London Met pays heavy price for licence loss

Loss of international student licence exacts heavy toll on London Met. David Matthews reports

一月 24, 2013

Source: AP

Low point: undergraduate intake at London Met has fallen by 43 per cent

London Metropolitan University is expecting a £37 million loss in income this year in the wake of the revocation of its licence to sponsor international students.

The drop in revenue means that “austerity” at the university will continue for at least another three years, according to the vice-chancellor Malcolm Gillies.

The revelation comes as it emerged that full-time undergraduate entrant numbers at the institution have dropped by 43 per cent, according to figures from the Universities and Colleges Admissions Service released last week.

The figures relate almost entirely to UK and European Union students, although the university points out that it had over-recruited the year before.

London Met’s recently released accounts for 2011-12 show a huge adjustment in income expectations after the UK Border Agency withdrew its licence to sponsor overseas students in August last year.

It also blames the projected losses on “a difficult market” for UK and EU students in the first year of higher domestic tuition fees.

The institution’s revised predictions show an income of £125 million in 2012-13 - a drop of more than a fifth - and a budget deficit of £5.5 million rather than the surplus of £10.8 million previously expected.

Professor Gillies said that 2012-13 would be “a very tough year”.

The university will staunch its losses by rescheduling payment of the £17.5 million in fines it still owes the Higher Education Funding Council for England for failing to report student numbers correctly between 2005 and 2008.

Instead of paying Hefce back £10 million in 2012-13, it will repay £2.5 million a year from this year, a London Met spokeswoman said.

The university is trying to save money by cutting 40 per cent of its business school staff, it emerged in December.
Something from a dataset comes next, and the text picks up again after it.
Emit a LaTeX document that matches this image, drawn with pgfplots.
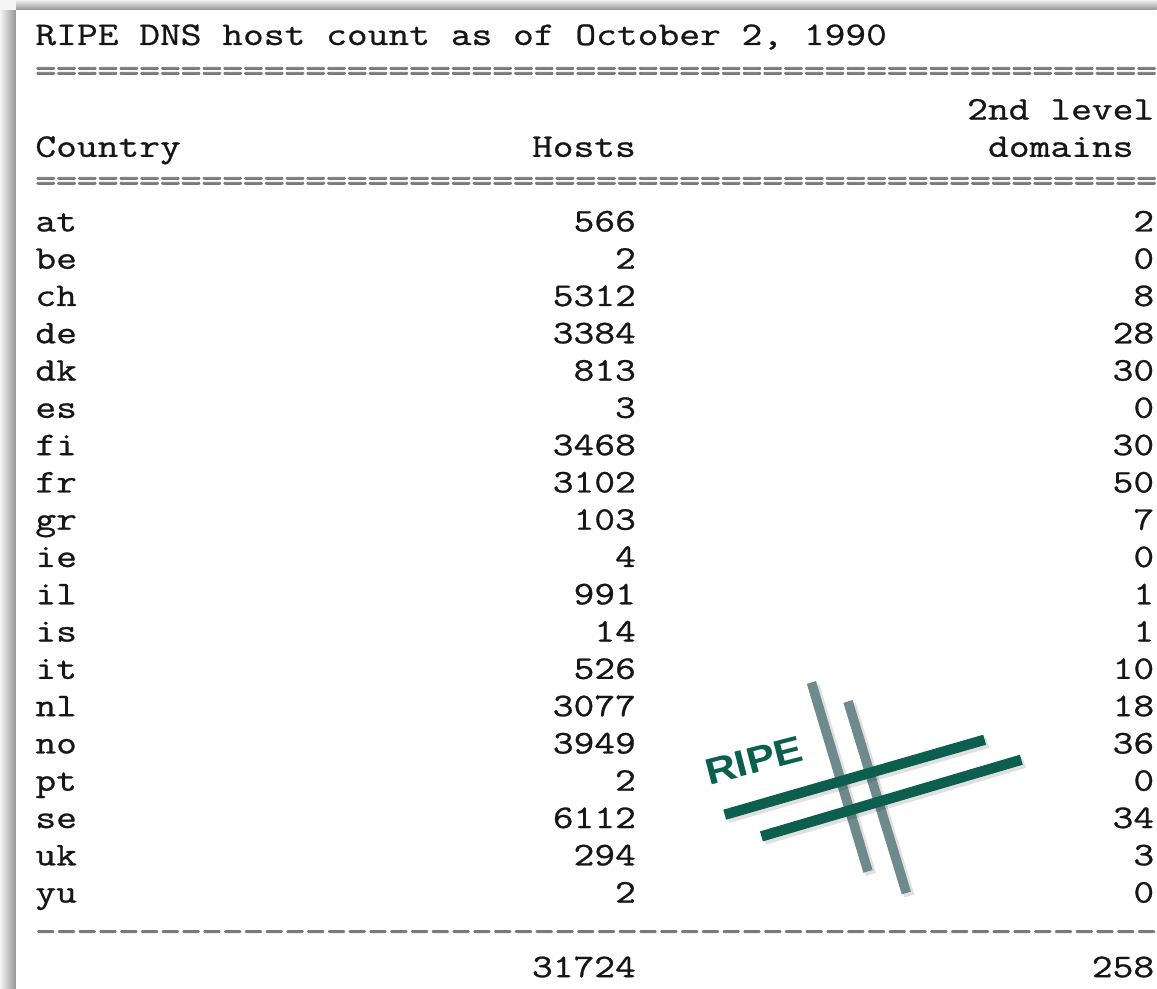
\documentclass[border=0pt]{standalone}
\usepackage{pgfplots}
\pgfplotsset{compat=1.18}
\usepackage{pgfplotstable}
\usepackage{fontspec}
\newfontfamily\tabfont{Latin Modern Mono}[FakeStretch=1.2226, FakeBold=0.8]
\newfontfamily\rulefont{Latin Modern Mono}[FakeStretch=1.2226, FakeBold=2.5]
\newfontfamily\logofont{Liberation Sans}[FakeStretch=1.15]
\definecolor{txt}{HTML}{161616}
\definecolor{rulegray}{HTML}{7A7A7A}
\definecolor{ripegreen}{HTML}{0C5F4F}
\definecolor{ripegray}{HTML}{6E8A8C}
\newcommand\rowfont{\fontsize{16.5pt}{16.5pt}\tabfont}
\tikzset{txtnode/.style={inner sep=0pt, font=\rowfont, text=txt},
         rulenode/.style={inner sep=0pt, font=\fontsize{16.5pt}{16.5pt}\rulefont, text=rulegray}}

\pgfplotstableread{
i cc hosts dom
0 at 566 2
1 be 2 0
2 ch 5312 8
3 de 3384 28
4 dk 813 30
5 es 3 0
6 fi 3468 30
7 fr 3102 50
8 gr 103 7
9 ie 4 0
10 il 991 1
11 is 14 1
12 it 526 10
13 nl 3077 18
14 no 3949 36
15 pt 2 0
16 se 6112 34
17 uk 294 3
18 yu 2 0
}\ripetable

\begin{document}
\begin{tikzpicture}
\begin{axis}[
  at={(0,0)}, anchor=south west,
  scale only axis, width=578.5pt, height=494.5pt,
  xmin=0, xmax=1157, ymin=0, ymax=989, y dir=reverse,
  hide axis, clip=false,
]
% page background and shadow
\fill[white] (axis cs:0,0) rectangle (axis cs:1157,989);
\shade[top color=black!6, bottom color=black!42] (axis cs:0,0) rectangle (axis cs:1157,10);
\shade[left color=black!4, right color=black!42] (axis cs:0,10) rectangle (axis cs:16,989);
\fill[black!4] (axis cs:0,0) rectangle (axis cs:16,10);
\fill[white] (axis cs:16,10) rectangle (axis cs:1157,989);

% header
\node[txtnode, anchor=base west] at (axis cs:35,45) {RIPE DNS host count as of October 2, 1990};
\node[rulenode, anchor=base west] at (axis cs:35,81) {======================================================};
\node[txtnode, anchor=base east] at (axis cs:1155,119.6) {2nd level};
\node[txtnode, anchor=base west] at (axis cs:35,156.9) {Country};
\node[txtnode, anchor=base east] at (axis cs:636.5,156.9) {Hosts};
\node[txtnode, anchor=base east] at (axis cs:1134.3,156.9) {domains};
\node[rulenode, anchor=base west] at (axis cs:35,191) {======================================================};

% logo (shadows, then bars)
\addplot[black, opacity=0.12, line width=5.2pt, line cap=butt] coordinates {(814.7,685.7) (871.3,874.7)};
\addplot[black, opacity=0.12, line width=5.2pt, line cap=butt] coordinates {(851.3,704.7) (909.7,896.3)};
\addplot[ripegray, line width=4.8pt, line cap=butt] coordinates {(811.7,682.7) (868.3,871.7)};
\addplot[ripegray, line width=4.8pt, line cap=butt] coordinates {(848.3,701.7) (906.7,893.3)};
\addplot[black, opacity=0.12, line width=5.4pt, line cap=butt] coordinates {(728,818) (988,743)};
\addplot[black, opacity=0.12, line width=5.4pt, line cap=butt] coordinates {(764.7,839.7) (1024.7,763)};
\addplot[ripegreen, line width=5.2pt, line cap=butt] coordinates {(725,815) (985,740)};
\addplot[ripegreen, line width=5.2pt, line cap=butt] coordinates {(761.7,836.7) (1021.7,760)};
\node[rotate=14.5, anchor=base west, inner sep=0pt, text=ripegreen,
  font=\fontsize{18.5pt}{18.5pt}\logofont\bfseries] at (axis cs:709,786) {RIPE};

% table rows
\addplot[draw=none, mark=none, nodes near coords, point meta=explicit symbolic,
  nodes near coords style={anchor=base west, inner sep=0pt, font=\rowfont, text=txt}]
  table[x expr=35, y expr=231.5+37.3*\thisrow{i}, meta=cc] {\ripetable};
\addplot[draw=none, mark=none, nodes near coords, point meta=explicit symbolic,
  nodes near coords style={anchor=base east, inner sep=0pt, font=\rowfont, text=txt}]
  table[x expr=636.5, y expr=231.5+37.3*\thisrow{i}, meta=hosts] {\ripetable};
\addplot[draw=none, mark=none, nodes near coords, point meta=explicit symbolic,
  nodes near coords style={anchor=base east, inner sep=0pt, font=\rowfont, text=txt}]
  table[x expr=1155, y expr=231.5+37.3*\thisrow{i}, meta=dom] {\ripetable};

% footer
\node[rulenode, anchor=base west] at (axis cs:35,942) {------------------------------------------------------};
\node[txtnode, anchor=base east] at (axis cs:636.5,977.5) {31724};
\node[txtnode, anchor=base east] at (axis cs:1155,977.5) {258};
\end{axis}
\end{tikzpicture}
\end{document}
It is also in discussions about potential partnerships in Ghana, Spain, Singapore and Malaysia, the accounts say, while the spokeswoman added that it had undertaken a review “to drive better value for our partners … and ourselves”.

The accounts predict that the university will return to surplus in 2013-14, assuming London Met wins back its powers to sponsor international students this year. They also forecast a 21 per cent fall in home and EU undergraduates in the first two years of higher fees, an assumption that may be optimistic in light of the dramatic fall this year.

Professor Gillies said this year’s intake should not be compared with 2011-12, when London Met over-recruited 1,550 students - a mistake that cost it a further £5.9 million fine from Hefce. Compared with 2010-11, entrant numbers this year are down by 5.1 per cent.